-------- Supplied entries

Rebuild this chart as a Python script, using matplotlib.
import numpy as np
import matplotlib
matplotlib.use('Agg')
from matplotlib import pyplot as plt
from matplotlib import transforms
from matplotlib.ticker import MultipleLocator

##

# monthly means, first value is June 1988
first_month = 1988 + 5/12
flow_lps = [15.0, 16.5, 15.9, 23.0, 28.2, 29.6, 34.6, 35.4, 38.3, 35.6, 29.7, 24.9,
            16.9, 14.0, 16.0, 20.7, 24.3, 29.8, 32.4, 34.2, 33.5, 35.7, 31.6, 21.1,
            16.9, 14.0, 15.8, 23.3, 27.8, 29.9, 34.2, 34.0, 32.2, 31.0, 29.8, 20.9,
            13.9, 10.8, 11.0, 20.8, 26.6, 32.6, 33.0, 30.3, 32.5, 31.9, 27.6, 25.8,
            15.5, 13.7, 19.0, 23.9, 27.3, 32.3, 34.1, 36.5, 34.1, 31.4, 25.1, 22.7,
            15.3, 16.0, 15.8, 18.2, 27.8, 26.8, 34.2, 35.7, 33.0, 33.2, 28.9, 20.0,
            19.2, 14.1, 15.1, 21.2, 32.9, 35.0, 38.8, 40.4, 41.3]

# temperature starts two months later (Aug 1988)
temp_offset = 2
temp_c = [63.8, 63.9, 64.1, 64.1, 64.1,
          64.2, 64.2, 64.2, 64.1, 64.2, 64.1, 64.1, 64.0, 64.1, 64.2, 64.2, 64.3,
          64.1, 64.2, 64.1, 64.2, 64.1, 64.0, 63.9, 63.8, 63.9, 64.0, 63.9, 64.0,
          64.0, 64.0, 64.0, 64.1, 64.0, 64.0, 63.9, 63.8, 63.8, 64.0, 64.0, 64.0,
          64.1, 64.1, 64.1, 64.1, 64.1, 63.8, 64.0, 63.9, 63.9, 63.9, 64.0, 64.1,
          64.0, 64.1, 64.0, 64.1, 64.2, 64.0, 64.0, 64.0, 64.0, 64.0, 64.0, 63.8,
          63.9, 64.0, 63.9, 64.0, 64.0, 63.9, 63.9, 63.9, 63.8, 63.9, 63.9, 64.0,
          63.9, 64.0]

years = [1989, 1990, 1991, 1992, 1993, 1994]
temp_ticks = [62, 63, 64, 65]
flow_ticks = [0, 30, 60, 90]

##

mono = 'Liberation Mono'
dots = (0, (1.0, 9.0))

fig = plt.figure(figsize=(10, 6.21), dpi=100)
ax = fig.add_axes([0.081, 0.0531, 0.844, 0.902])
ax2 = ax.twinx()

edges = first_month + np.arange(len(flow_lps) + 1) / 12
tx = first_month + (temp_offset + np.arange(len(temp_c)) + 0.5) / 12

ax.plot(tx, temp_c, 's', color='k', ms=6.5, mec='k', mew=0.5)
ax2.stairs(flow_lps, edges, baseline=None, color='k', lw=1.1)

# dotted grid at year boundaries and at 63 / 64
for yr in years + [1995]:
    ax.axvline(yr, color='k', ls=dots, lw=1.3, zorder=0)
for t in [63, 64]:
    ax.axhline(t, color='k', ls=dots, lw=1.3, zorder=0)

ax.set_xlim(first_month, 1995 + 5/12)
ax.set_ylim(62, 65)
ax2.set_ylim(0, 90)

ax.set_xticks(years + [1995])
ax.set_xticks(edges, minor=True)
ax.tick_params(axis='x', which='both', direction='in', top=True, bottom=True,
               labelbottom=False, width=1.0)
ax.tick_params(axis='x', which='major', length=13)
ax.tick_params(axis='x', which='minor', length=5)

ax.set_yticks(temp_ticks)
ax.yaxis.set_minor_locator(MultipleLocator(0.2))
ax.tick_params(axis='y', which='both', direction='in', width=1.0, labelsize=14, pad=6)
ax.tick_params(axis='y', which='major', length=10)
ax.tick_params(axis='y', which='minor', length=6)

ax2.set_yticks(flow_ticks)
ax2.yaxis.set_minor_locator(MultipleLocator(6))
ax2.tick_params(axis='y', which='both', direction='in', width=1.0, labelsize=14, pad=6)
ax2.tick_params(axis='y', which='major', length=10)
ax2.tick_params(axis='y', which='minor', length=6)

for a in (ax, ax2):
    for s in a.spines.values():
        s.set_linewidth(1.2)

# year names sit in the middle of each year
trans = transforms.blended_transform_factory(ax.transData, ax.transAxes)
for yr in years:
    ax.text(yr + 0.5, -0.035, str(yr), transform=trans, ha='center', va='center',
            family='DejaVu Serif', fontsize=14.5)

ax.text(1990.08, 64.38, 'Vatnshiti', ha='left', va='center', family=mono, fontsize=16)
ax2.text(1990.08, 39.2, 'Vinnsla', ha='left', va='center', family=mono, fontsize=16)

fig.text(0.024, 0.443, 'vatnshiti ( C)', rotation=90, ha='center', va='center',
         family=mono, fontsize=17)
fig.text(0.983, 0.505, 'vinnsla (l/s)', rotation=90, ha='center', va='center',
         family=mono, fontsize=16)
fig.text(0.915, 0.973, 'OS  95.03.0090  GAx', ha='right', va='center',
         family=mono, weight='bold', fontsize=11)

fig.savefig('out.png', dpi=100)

----------------
-------- Supplied entries

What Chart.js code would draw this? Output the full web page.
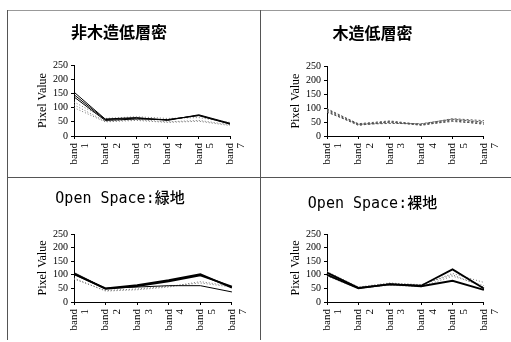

----------------

* [What is expected]: Transcribe each line of the data above, unaltered, from the one where "Rebuild this chart" appears to the one where "ax.axhline(t, color='k', ls=dots, lw=1.3, zorder=0)" appears, inclusive of both.

* [Task answer]:
Rebuild this chart as a Python script, using matplotlib.
import numpy as np
import matplotlib
matplotlib.use('Agg')
from matplotlib import pyplot as plt
from matplotlib import transforms
from matplotlib.ticker import MultipleLocator

##

# monthly means, first value is June 1988
first_month = 1988 + 5/12
flow_lps = [15.0, 16.5, 15.9, 23.0, 28.2, 29.6, 34.6, 35.4, 38.3, 35.6, 29.7, 24.9,
            16.9, 14.0, 16.0, 20.7, 24.3, 29.8, 32.4, 34.2, 33.5, 35.7, 31.6, 21.1,
            16.9, 14.0, 15.8, 23.3, 27.8, 29.9, 34.2, 34.0, 32.2, 31.0, 29.8, 20.9,
            13.9, 10.8, 11.0, 20.8, 26.6, 32.6, 33.0, 30.3, 32.5, 31.9, 27.6, 25.8,
            15.5, 13.7, 19.0, 23.9, 27.3, 32.3, 34.1, 36.5, 34.1, 31.4, 25.1, 22.7,
            15.3, 16.0, 15.8, 18.2, 27.8, 26.8, 34.2, 35.7, 33.0, 33.2, 28.9, 20.0,
            19.2, 14.1, 15.1, 21.2, 32.9, 35.0, 38.8, 40.4, 41.3]

# temperature starts two months later (Aug 1988)
temp_offset = 2
temp_c = [63.8, 63.9, 64.1, 64.1, 64.1,
          64.2, 64.2, 64.2, 64.1, 64.2, 64.1, 64.1, 64.0, 64.1, 64.2, 64.2, 64.3,
          64.1, 64.2, 64.1, 64.2, 64.1, 64.0, 63.9, 63.8, 63.9, 64.0, 63.9, 64.0,
          64.0, 64.0, 64.0, 64.1, 64.0, 64.0, 63.9, 63.8, 63.8, 64.0, 64.0, 64.0,
          64.1, 64.1, 64.1, 64.1, 64.1, 63.8, 64.0, 63.9, 63.9, 63.9, 64.0, 64.1,
          64.0, 64.1, 64.0, 64.1, 64.2, 64.0, 64.0, 64.0, 64.0, 64.0, 64.0, 63.8,
          63.9, 64.0, 63.9, 64.0, 64.0, 63.9, 63.9, 63.9, 63.8, 63.9, 63.9, 64.0,
          63.9, 64.0]

years = [1989, 1990, 1991, 1992, 1993, 1994]
temp_ticks = [62, 63, 64, 65]
flow_ticks = [0, 30, 60, 90]

##

mono = 'Liberation Mono'
dots = (0, (1.0, 9.0))

fig = plt.figure(figsize=(10, 6.21), dpi=100)
ax = fig.add_axes([0.081, 0.0531, 0.844, 0.902])
ax2 = ax.twinx()

edges = first_month + np.arange(len(flow_lps) + 1) / 12
tx = first_month + (temp_offset + np.arange(len(temp_c)) + 0.5) / 12

ax.plot(tx, temp_c, 's', color='k', ms=6.5, mec='k', mew=0.5)
ax2.stairs(flow_lps, edges, baseline=None, color='k', lw=1.1)

# dotted grid at year boundaries and at 63 / 64
for yr in years + [1995]:
    ax.axvline(yr, color='k', ls=dots, lw=1.3, zorder=0)
for t in [63, 64]:
    ax.axhline(t, color='k', ls=dots, lw=1.3, zorder=0)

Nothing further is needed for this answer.